Environmentalist and Executive Trustee of Conservation Action Trust, Mumbai, Debbie Goenka says that while the minister and the CM had their heart in the right place and are well intentioned, ‘delivery is lacking’. “Because we don't have the luxury of time, whatever, the government has been talking about doing should have happened yesterday,” he explains.

Goenka grimly predicts that five years down the line, Maharashtra will have to spend $20 billion in compensation that they don't have. “And whatever will happen when insurance companies stop insuring certain places? Half of Mumbai is going to be under water. Where is the money going to come from? Industries will have all virtually shut down and the refineries and power plants are going to be in serious trouble because of sea level rise,” he asks.

“You cannot destroy a natural environment or natural infrastructure and call it development. If you want to build a road, it cannot be through forests or mangroves.

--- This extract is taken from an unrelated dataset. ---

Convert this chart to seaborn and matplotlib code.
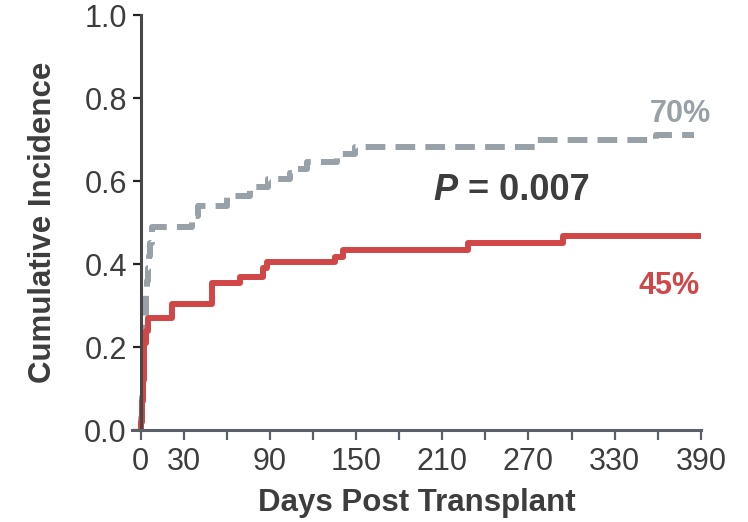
import pandas as pd
import seaborn as sns
import matplotlib.pyplot as plt
import numpy as np

# step points
days_high = [0, 0.5, 1, 1.5, 2, 2.5, 3, 3.5, 4, 4.5, 5, 5.5, 6.5, 8,
             36, 40, 60, 76, 89, 104, 107, 116, 137, 149, 275, 359, 385]
cif_high = [0, 0.03, 0.08, 0.13, 0.18, 0.22, 0.26, 0.30, 0.33, 0.36, 0.39, 0.42, 0.45, 0.49,
            0.515, 0.54, 0.565, 0.585, 0.605, 0.62, 0.63, 0.645, 0.665, 0.683, 0.698, 0.712, 0.712]

days_low = [0, 0.5, 1, 1.5, 2, 2.5, 3.5, 5, 22, 50, 69, 85, 88, 135, 141, 228, 294, 390]
cif_low = [0, 0.02, 0.07, 0.12, 0.17, 0.21, 0.24, 0.27, 0.305, 0.355, 0.37, 0.39, 0.405,
           0.418, 0.435, 0.45, 0.468, 0.468]

xticks = list(range(0, 391, 30))
xtick_labels = ['0', '30', '', '90', '', '150', '', '210', '', '270', '', '330', '', '390']
yticks = [0.0, 0.2, 0.4, 0.6, 0.8, 1.0]

gray = '#99a1a8'
red = '#d14747'
dark = '#3d3d3d'

df = pd.concat([
    pd.DataFrame({'day': days_high, 'cif': cif_high, 'group': 'high'}),
    pd.DataFrame({'day': days_low, 'cif': cif_low, 'group': 'low'}),
])

sns.set_style('ticks')
plt.rcParams['font.family'] = ['Liberation Sans', 'DejaVu Sans']

fig, ax = plt.subplots(figsize=(7.48, 5.22), dpi=100)
fig.subplots_adjust(left=0.1765, right=0.937, bottom=0.176, top=0.971)

sns.lineplot(data=df, x='day', y='cif', hue='group', style='group',
             palette={'high': gray, 'low': red},
             dashes={'high': (3.3, 1.7), 'low': ''},
             drawstyle='steps-post', estimator=None, sort=False,
             linewidth=4.3, legend=False, ax=ax)

ax.set_xlim(-6, 390)
ax.set_ylim(0, 1)
ax.spines['left'].set_position(('data', 0))
sns.despine(ax=ax)
ax.spines['left'].set_color('#474747')
ax.spines['bottom'].set_color('#596068')
ax.spines['left'].set_linewidth(2.2)
ax.spines['bottom'].set_linewidth(2.2)

ax.set_xticks(xticks)
ax.set_xticklabels(xtick_labels)
ax.set_yticks(yticks)
ax.set_yticklabels([f'{v:.1f}' for v in yticks])
ax.tick_params(axis='x', length=7, width=1.6, color='#596068', labelsize=22,
               labelcolor=dark, pad=5)
ax.tick_params(axis='y', length=6, width=1.6, color='#222222', labelsize=22,
               labelcolor=dark, pad=4)

ax.set_xlabel('Days Post Transplant', fontsize=22.5, fontweight='bold', color=dark, labelpad=8)
ax.set_ylabel('Cumulative Incidence', fontsize=22.5, fontweight='bold', color=dark)
ax.yaxis.set_label_coords(-0.13, 0.5)

p = ax.text(204, 0.555, 'P', fontsize=26, fontweight='bold', fontstyle='italic',
            color=dark, ha='left', va='baseline')
ax.annotate(' = 0.007', xy=(1, 0), xycoords=p, fontsize=26, fontweight='bold',
            color=dark, ha='left', va='bottom')
ax.text(397, 0.742, '70%', fontsize=22, fontweight='bold', color=gray, ha='right', va='baseline')
ax.text(389, 0.328, '45%', fontsize=22, fontweight='bold', color=red, ha='right', va='baseline')

plt.savefig('out.png', dpi=100)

This cannot be an example of development,” he says.

Roshni Nugehalli, Director, Social Justice Group Yuva, concurs. “We often find that the urban poor, who are not responsible for climate emissions, are the most affected by infrastructure projects and climate change impacts. People who live in slums make a huge contribution to the city, and their rights and needs must be considered in policy responses. It includes improving water and sanitation as well as the conditions of their living and transport,” she says.

While awareness and action are both important, climate activists and others who believe that environment protection should not be at the cost of developing world-class infrastructure and industry, both agree that the state will have to turn its commitments into action from mere announcements.